IV. BÖLGE ADLİYE MAHKEMESİ KARARI
Bölge Adliye Mahkemesince, Bakırköy 1. Asliye Ticaret Mahkemesi'nin 2016/1106 E. ve 2017/213 K. sayılı dosyasında araç satış vaadi sözleşmesi kapsamında teslim edilmeyen dava konusu araçların bedelinin ve mahrum kalınan kârın tahsilinin talep edildiği ve her iki davanın dava konusunun, hukuki sebebinin ve taraflarının aynı olduğu, Bakırköy 1. Asliye Ticaret Mahkemesi'nin 2016/1106 E. sayılı dosyasında davanın 02.04.2013 tarihinde açıldığı, 21.03.2017 tarihinde karara bağlandığı ve Yargıtay 19. Hukuk Dairesi'nin 17.01.2019 tarih, 2018/1291 E. ve 2019/231 K. sayılı ilamı ile onanarak kesinleştiğinin görüldüğü, somut davada dava tarihinin 18.07.2016 tarihi olduğu ve dava tarihinde Bakırköy 1. Asliye Ticaret Mahkemesi'nin 2016/1106 E. sayılı dosyasındaki yargılamanın derdest olduğunun anlaşıldığı, bu durumda Mahkemece derdestlik dava şartı eksikliği gerekçesiyle davacı vekilinin istinaf başvurusu usulen yerinde görülerek, yeniden hüküm kurulmak suretiyle davanın HMK'nın 114/1-ı hükmü uyarınca derdestlik dava şartı eksikliği sebebiyle usulden reddine karar verilmiş, karar davacı vekilince temyiz edilmiştir.
V. TEMYİZ İNCELEMESİ
1. Uyuşmazlık ve Hukuki Nitelendirme
Dava, araç satış vaadi sözleşmesi kapsamında teslim edilmeyen araçların bedelinin ve mahrum kalınan kârın tahsiline ilişkindir.
2. İlgili Hukuk
6100 sayılı Hukuk Muhakemeleri Kanunu’nun (6100 sayılı Kanun) 369 uncu maddesinin birinci fıkrası ile 370 ve 371 inci maddeleri.
3. Değerlendirme
İlk Derece Mahkemesince verilen karara yönelik olarak yapılan istinaf başvurusu üzerine 6100 sayılı Kanun'un 355 vd. maddeleri kapsamında yöntemince yapılan inceleme sonucunda Bölge Adliye Mahkemesince esastan verilen nihai kararda, dosya kapsamına göre saptanan somut uyuşmazlık bakımından uygulanması gereken hukuk kurallarına aykırı bir yön olmadığı gibi aynı Kanun'un 369 uncu maddesinin birinci fıkrası ve 371 inci maddelerinin uygulanmasını gerektirici nedenlerin de bulunmamasına göre usul ve yasaya uygun Bölge Adliye Mahkemesi kararının onanmasına karar vermek gerekmiştir.

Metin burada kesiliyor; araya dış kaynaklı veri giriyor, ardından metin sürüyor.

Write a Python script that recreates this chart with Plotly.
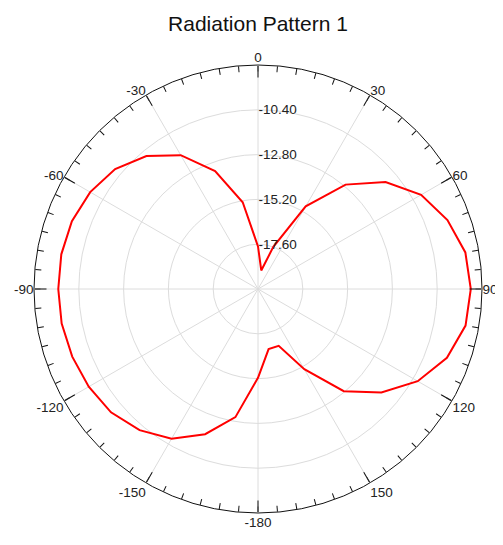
import plotly.graph_objects as go

# Angles (degrees, clockwise from top) and gain values (dB)
angles = [-180, -170, -160, -150, -140, -130, -120, -110, -100, -90,
          -80, -70, -60, -50, -40, -30, -20, -10,
          0, 10, 20, 30, 40, 50, 60, 70, 80, 90,
          100, 110, 120, 130, 140, 150, 160, 170, 180]
gain = [-15.24, -13.03, -11.72, -10.74, -10.13, -9.72, -9.53, -9.41, -9.32, -9.30,
        -9.30, -9.39, -9.62, -10.01, -10.70, -11.72, -13.28, -15.28,
        -17.72, -18.99, -17.60, -14.89, -12.70, -11.08, -9.91, -9.20, -8.72, -8.60,
        -8.71, -9.23, -10.12, -11.37, -12.85, -15.04, -16.76, -16.73, -15.24]

major_vals = [0, 30, 60, 90, 120, 150, 180, 210, 240, 270, 300, 330]
major_text = ["0", "30", "60", "90", "120", "150", "-180", "-150", "-120", "-90", "-60", "-30"]
minor_vals = list(range(0, 360, 5))
radial_vals = [-17.6, -15.2, -12.8, -10.4]
radial_text = ["-17.60", "-15.20", "-12.80", "-10.40"]
r_range = [-20, -8]

OFF = 8  # page body margin
W, H = 503 - OFF, 545 - OFF
cx, cy, R = 258 - OFF, 289 - OFF, 224
dom_x = [(cx - R) / W, (cx + R) / W]
dom_y = [(H - cy - R) / H, (H - cy + R) / H]

font = "Liberation Sans, Arial, sans-serif"
tick_font = dict(family=font, size=13.5, color="#222")

fig = go.Figure()
# hidden trace so the minor-tick polar subplot is drawn
fig.add_trace(go.Scatterpolar(r=[r_range[0]], theta=[0], mode="markers",
                              marker=dict(opacity=0), hoverinfo="skip",
                              showlegend=False, subplot="polar"))
fig.add_trace(go.Scatterpolar(r=gain, theta=angles, mode="lines",
                              line=dict(color="#ff0000", width=2),
                              showlegend=False, subplot="polar2"))

fig.update_layout(
    width=W, height=H,
    margin=dict(l=0, r=0, t=0, b=0),
    paper_bgcolor="white",
    font=dict(family=font, size=13, color="#222"),
    title=dict(text="Radiation Pattern 1", x=cx / W, xanchor="center",
               y=1 - (24 - OFF) / H, yanchor="middle", yref="container",
               font=dict(family=font, size=21, color="#111")),
    polar=dict(
        domain=dict(x=dom_x, y=dom_y),
        bgcolor="white",
        angularaxis=dict(rotation=90, direction="clockwise",
                         tickmode="array", tickvals=minor_vals,
                         ticktext=["" for _ in minor_vals],
                         ticks="inside", ticklen=6, tickcolor="#111", tickwidth=1,
                         showgrid=False, showline=True, linecolor="#111", linewidth=1),
        radialaxis=dict(range=r_range, showgrid=False, showline=False,
                        showticklabels=False, ticks=""),
    ),
    polar2=dict(
        domain=dict(x=dom_x, y=dom_y),
        bgcolor="rgba(0,0,0,0)",
        angularaxis=dict(rotation=90, direction="clockwise",
                         tickmode="array", tickvals=major_vals, ticktext=major_text,
                         ticks="inside", ticklen=12, tickcolor="#111", tickwidth=1,
                         showgrid=True, gridcolor="#dcdcdc", gridwidth=1,
                         showline=False, tickfont=tick_font),
        radialaxis=dict(range=r_range, angle=90, side="clockwise", tickangle=90,
                        tickmode="array", tickvals=radial_vals, ticktext=radial_text,
                        showgrid=True, gridcolor="#dcdcdc", gridwidth=1,
                        showline=False, ticks="", tickfont=tick_font),
    ),
)

fig.write_html("out.html")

VI.SONUÇ: Yukarda açıklanan nedenlerle, davacı vekilinin temyiz isteminin reddi ile Bölge Adliye Mahkemesince verilen kararın 6100 sayılı Kanun'un 370 inci maddesinin birinci fıkrası uyarınca ONANMASINA, aynı Kanun'un 372 nci maddesi uyarınca işlem yapılmak üzere dava dosyasının İlk Derece Mahkemesine, kararın bir örneğinin Bölge Adliye Mahkemesine gönderilmesine, aşağıda yazılı temyiz giderinin temyiz edene yükletilmesine, 18.11.2024 tarihinde kesin olarak oybirliğiyle karar verildi.